Laos – Vientiane

41 vientiane street

I didn’t really know what to expect in Vientiane. Some people say its an uninteresting city compared to the small Asian villages, others say its a nicely paced city compared to places like Bangkok or Saigon. I’d say the truth lies right in between – it certainly doesn’t have the crazy traffic and the aggressive hawkers but it also doesn’t really have much vibe to it either. My centrally-located hotel was clean and comfortable although a bit on the pricey side I thought for Asia ($50), and the next morning I walked to the central plaza. Up until now I haven’t really mentioned the heat – its not unbearable but neither does it go unnoticed. Its in the high-30’s with stifling humidity, much like a summer heat wave in DC. For me its doable if I drink about 3 liters of water each day – for others its a bit debilitating by the end of each day.

39 buddhas

One unique thing about traveling to strange places is the rollercoaster of euphoria and disappointment, excitement and trepidation that you go through. I was excited to be in Lao but as my bank cards failed at ATM after ATM, I started to be concerned about my funding. Its really a terrible feeling to run out of money, or to just have it inaccessible. As I sat in front of a corner store downing a cold 1.5L of water I drew up a revised budget, allowing $10 a day for food, $10 a day for activities, and $30 a day for lodging. It was a frugal but realistic budget that would stretch my $200 cash to my pre-paid flights back toward home.

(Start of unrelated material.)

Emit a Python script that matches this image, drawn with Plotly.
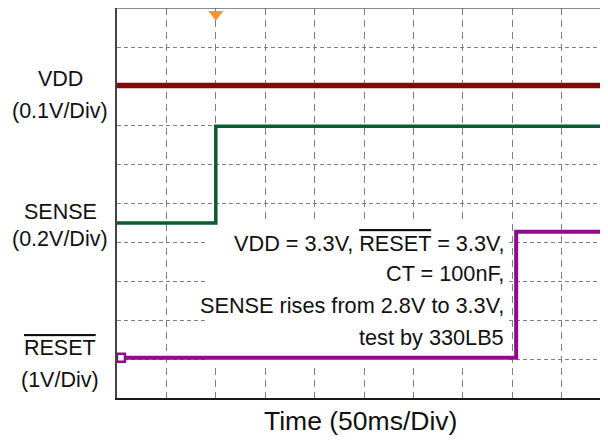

Feeling only slightly better about my predicament, I walked off toward the Lao National History museum to see exhibits about “vicious French colonialism” and “murderous American imperialism” (remember, Lao became a communist country in 1975 and remains so). One block further I found an ATM that accepted my bank card, and given that $1 = 8000kip, I became an instant Lao millionaire. With pockets stuffed and spirits much higher, I kept walking toward the museum. One block later a mirage appeared in the sweltering heat – a Swenson’s ice cream shop. That’s right, a Swenson’s ice cream shop just like the one we had back home when I was a kid. I got myself the biggest, coldest, and best goddamn milkshake I have ever had in my life. And the rollercoaster continues on.


The royal palace... of a communist country

The royal palace… of a communist country

53 street

After kicking around the museum for a while inspecting tons of confiscated M-16’s and Colt 45’s, I hopped on my next flight to Luang Prabang, or just Prabang as its known in Lao. The airport was small and as I walked across the hot tarmac to the awaiting prop plane I could almost imagine American pilots 40 years ago prepping their Air America flights to supply the ‘Secret War’ just across the border from Vietnam. There was no anti-aircraft fire for us though, just a smooth flight over intense jungle before touching down in Prabang.